▶ EXERCISE DETAILS:
Take the lines from the head of the listing through the one bearing "(0,0) rectangle (1568,927);" and copy them exactly, leaving every picture out.

▶ RECORDED INFORMATION:
------------------------

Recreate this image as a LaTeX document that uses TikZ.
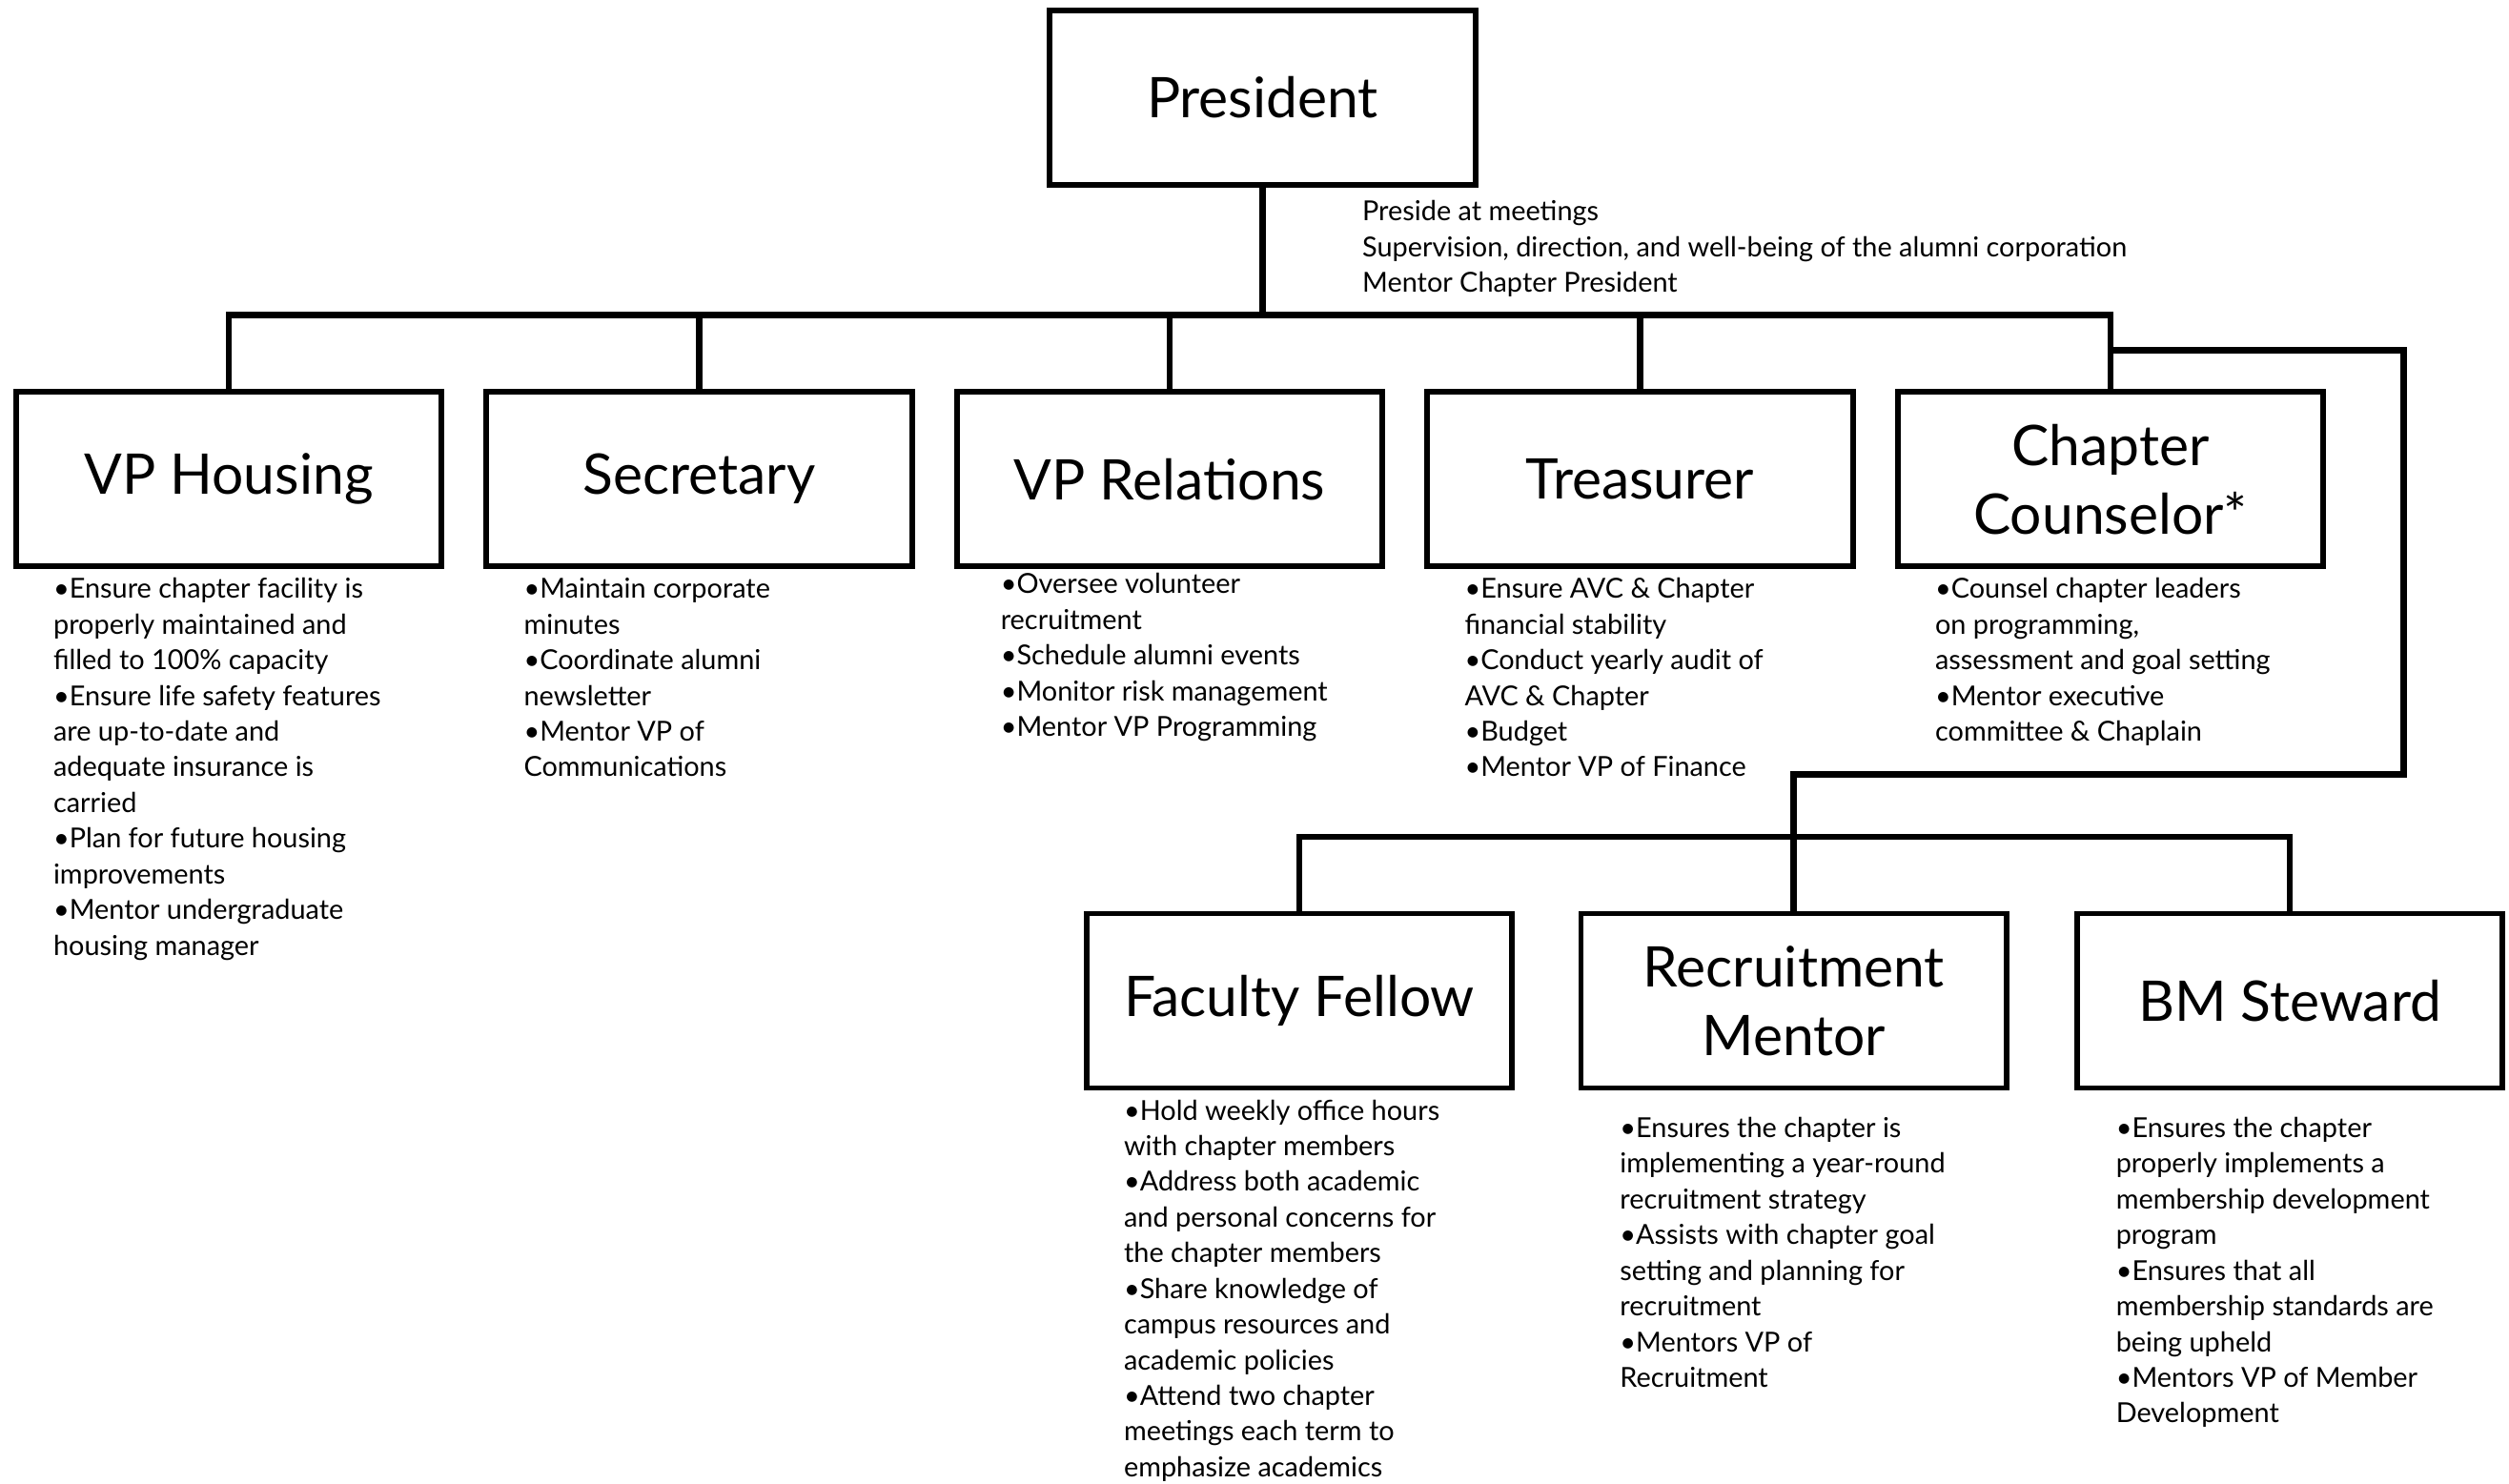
\documentclass[tikz,border=0pt]{standalone}
\usepackage{fontspec}
\setmainfont{Lato}
\usetikzlibrary{positioning}

\tikzset{
  office/.style={draw, line width=1.7pt, minimum width=133pt, minimum height=54.5pt,
    inner sep=0pt, align=center, font=\fontsize{17.5}{21.5}\selectfont},
  duties/.style={anchor=north west, inner sep=0pt, align=left,
    font=\fontsize{8.6}{11.15}\selectfont},
  link/.style={line width=2pt},
}

\begin{document}
\begin{tikzpicture}[x=0.5pt,y=-0.5pt]
  \path[use as bounding box, fill=white] (0,0) rectangle (1568,927);

  % top
  \node[office] (pres) at (789,61) {President};
  \node[duties] (presnote) at (851,122) {\strut Preside at meetings\\
    Supervision, direction, and well-being of the alumni corporation\\
    Mentor Chapter President};

  % officers
  \node[office] (vph) at (143,299.5) {VP Housing};
  \node[office] (sec) at (437,299.5) {Secretary};
  \node[office] (vpr) at (731,299.5) {VP Relations};
  \node[office] (tre) at (1025,299.5) {Treasurer};
  \node[office] (cc) at (1319,299.5) {Chapter\\Counselor*};

  \node[duties] (vphnote) at (33,358) {\strut •Ensure chapter facility is\\
    properly maintained and\\ filled to 100\% capacity\\
    •Ensure life safety features\\ are up-to-date and\\
    adequate insurance is\\ carried\\
    •Plan for future housing\\ improvements\\
    •Mentor undergraduate\\ housing manager};
  \node[duties] (secnote) at (327,358) {\strut •Maintain corporate\\ minutes\\
    •Coordinate alumni\\ newsletter\\
    •Mentor VP of\\ Communications};
  \node[duties] (vprnote) at (625,355) {\strut •Oversee volunteer\\ recruitment\\
    •Schedule alumni events\\
    •Monitor risk management\\
    •Mentor VP Programming};
  \node[duties] (trenote) at (915,358) {\strut •Ensure AVC \& Chapter\\
    financial stability\\
    •Conduct yearly audit of\\ AVC \& Chapter\\
    •Budget\\
    •Mentor VP of Finance};
  \node[duties] (ccnote) at (1209,358) {\strut •Counsel chapter leaders\\
    on programming,\\ assessment and goal setting\\
    •Mentor executive\\ committee \& Chaplain};

  % advisors
  \node[office] (ff) at (812,625.5) {Faculty Fellow};
  \node[office] (rm) at (1121,625.5) {Recruitment\\Mentor};
  \node[office] (bms) at (1431,625.5) {BM Steward};

  \node[duties] (ffnote) at (702,684) {\strut •Hold weekly office hours\\
    with chapter members\\
    •Address both academic\\ and personal concerns for\\ the chapter members\\
    •Share knowledge of\\ campus resources and\\ academic policies\\
    •Attend two chapter\\ meetings each term to\\ emphasize academics};
  \node[duties] (rmnote) at (1012,695) {\strut •Ensures the chapter is\\
    implementing a year-round\\ recruitment strategy\\
    •Assists with chapter goal\\ setting and planning for\\ recruitment\\
    •Mentors VP of\\ Recruitment};
  \node[duties] (bmsnote) at (1322,695) {\strut •Ensures the chapter\\
    properly implements a\\ membership development\\ program\\
    •Ensures that all\\ membership standards are\\ being upheld\\
    •Mentors VP of Member\\ Development};

  % lines
  \coordinate (bar) at (789,197);
  \coordinate (hook) at (1319,219);
  \coordinate (turn) at (1502,484);
  \coordinate (bar2) at (1121,523);

  \draw[link] (pres) -- (bar);
  \draw[link] (vph.north) |- (bar) -| (cc.north);
  \foreach \n in {sec,vpr,tre}
    \draw[link] (\n.north) -- (\n.north |- bar);
  \draw[link] (hook) -| (turn) -| (bar2);
  \draw[link] (ff.north) |- (bar2) -| (bms.north);
  \draw[link] (rm) -- (bar2);
\end{tikzpicture}
\end{document}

------------------------

▶ EXPECTED ANSWER:
Recreate this image as a LaTeX document that uses TikZ.
\documentclass[tikz,border=0pt]{standalone}
\usepackage{fontspec}
\setmainfont{Lato}
\usetikzlibrary{positioning}

\tikzset{
  office/.style={draw, line width=1.7pt, minimum width=133pt, minimum height=54.5pt,
    inner sep=0pt, align=center, font=\fontsize{17.5}{21.5}\selectfont},
  duties/.style={anchor=north west, inner sep=0pt, align=left,
    font=\fontsize{8.6}{11.15}\selectfont},
  link/.style={line width=2pt},
}

\begin{document}
\begin{tikzpicture}[x=0.5pt,y=-0.5pt]
  \path[use as bounding box, fill=white] (0,0) rectangle (1568,927);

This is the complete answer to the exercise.